In How Full Is Your Bucket? (affiliate link), Tom Rath and Donald O. Clifton Ph.D. uses an invisible bucket to represent our emotions and an invisible dipper that we constantly use to fill or take away from other people’s buckets.
The Impact of Filling Your Group Members’ Buckets
When we add to someone’s bucket, we increase their positive emotions. We also give them the potential to be more energetic and have a more positive outlook. Adding to buckets also fills our own. The opposite happens to them and to us when we say or do things that decreases their positive emotions.
According to the U.S. Department of Labor, the #1 reason people leave their jobs is because they “do not feel appreciated.” But when people receive regular recognition and praise, they are more productive, are more engaged, stay longer, have happier and more loyal customers, and have less safety accidents.
With this level of impact why don’t leaders build up their members more? The U.S. Department of Labor also discovered in a study that 65% of Americans got no recognition for good work over an entire year!

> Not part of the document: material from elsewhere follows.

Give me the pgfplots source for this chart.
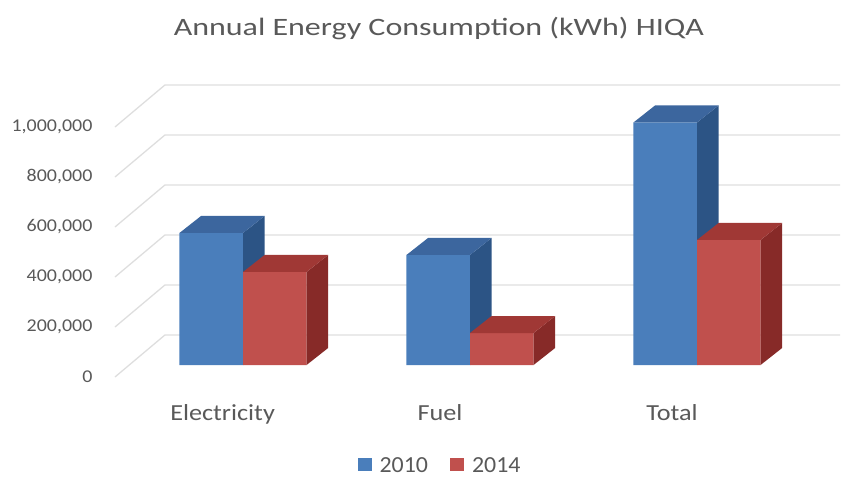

Do you want group members who are productive, engaged with you and each other, and give to the joy of those they influence? Start filling their buckets!
How to Fill Their Buckets
Let no corrupt speech proceed out of your mouth, but only what is good for building others up as the need may be, that it may give grace to those who hear.”
We need to actively find moments to build people up and not tear them down. Here are a few ways to start filling your members’ buckets:
Down with Negative Comments
Reduce or end making negative comments to others and urge your group members to do the same. This is easier said than done. It requires a focused effort for many of us to be successful.
Of course there may be times when you need to make a negative comment for correction. Even then, Rath and Clifton recommend making at least 5 positive comments for every negative one.
Praise, Praise, and Praise Some More
Look for even the smallest reasons to praise each of your members and praise them often. Don’t fake your praise. It needs to be real and personal.
Surprise each member with unexpected “gifts” from time-to-time. Be careful your gifts don’t become routine. If they are, the gifts will become an expectation and not have the same impact.
Small group leaders give first. Don’t wait for your bucket to be full before contributing to others. Get started today and watch your members grow and support you in the best possible ways. And if you start filling your members’ buckets today, yours will fill at the same time.